1. A method for controlling voltage balance of a serialized power switching device, comprising:

generating a reference voltage based on actual individual voltage of each switch of the serialized power switching device, or setting a reference voltage based on supplied voltage to the serialized power switching device;

determining an individual blocking voltage mismatch of at least one switch when existing a difference between the reference voltage and the actual individual voltage of at least one switch, wherein the individual voltage mismatch is based on the difference between the reference voltage and the actual individual voltage;

calculating an individual delay mismatch for the at least one switch; and

compensating the individual delay mismatch for the at least one switch.

2. A method of claim 1, further comprising:

detecting the actual individual blocking voltage of each switch of the serialized power switching device.

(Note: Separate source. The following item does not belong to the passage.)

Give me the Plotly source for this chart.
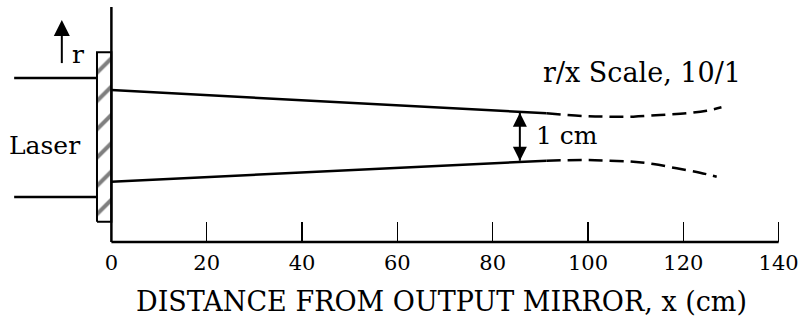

3. A method of claim 1, wherein compensating the individual delay mismatch for the at least one switch comprising:

transmitting at least one switch a gating signal to compensate the individual delay mismatch.

4. A system for controlling voltage balance of a serialized power switching device, the system comprising:

a regulator configured for generating a reference voltage based on actual individual voltage of each switch of the serialized power switching device, or for setting a reference voltage based on supplied voltage to the serialized power switching device;

a calculator configured for determining an individual voltage mismatch of at least one switch when existing a difference between the reference voltage and the actual individual voltage of at least one switch, wherein the individual voltage mismatch is based on the difference between the reference voltage and the actual individual voltage;

an adjustor configured for calculating an individual delay mismatch for the at least one switch; and

a compensator configured for compensating an individual delay mismatch for the at least one switch.

5. The system of claim 4, further comprising:

a detector configured for detecting the actual individual voltage of each switch of the serialized power switching device.

6. The system of claim 4, wherein the compensator is further configured for transmitting at least one switch a gating signal to compensate the individual delay mismatch.

7. A power switching assembly, comprising:

a serialized power switching device comprising at least two series-connected switches; and

a system according to claim 4, electrically coupled to the serialized power switching device, for controlling voltage balance of the serialized power switching device.

8. The power switching assembly of claim 7, wherein the system comprises:

at least two gating drivers, separately electrically coupled to the at least two series-connected switches comprising the regulator, the calculator, the adjustor, the compensator and the detector; and

9. The power switching assembly of claim 7, wherein the system comprises:

at least two gating drivers, separately electrically coupled to the at least two series-connected switches comprising the calculator, the adjustor, the compensator and the detector; and

a controller, electrically coupled to the at least two gating drivers, comprising the regulator.

10. The power switching assembly of claim 7, wherein the system comprises:

at least two gating drivers, separately electrically coupled to the at least two series-connected switches, comprising the detector; and

a controller, electrically coupled to the at least two gating drivers, comprising the regulator, the calculator, the adjustor and the compensator.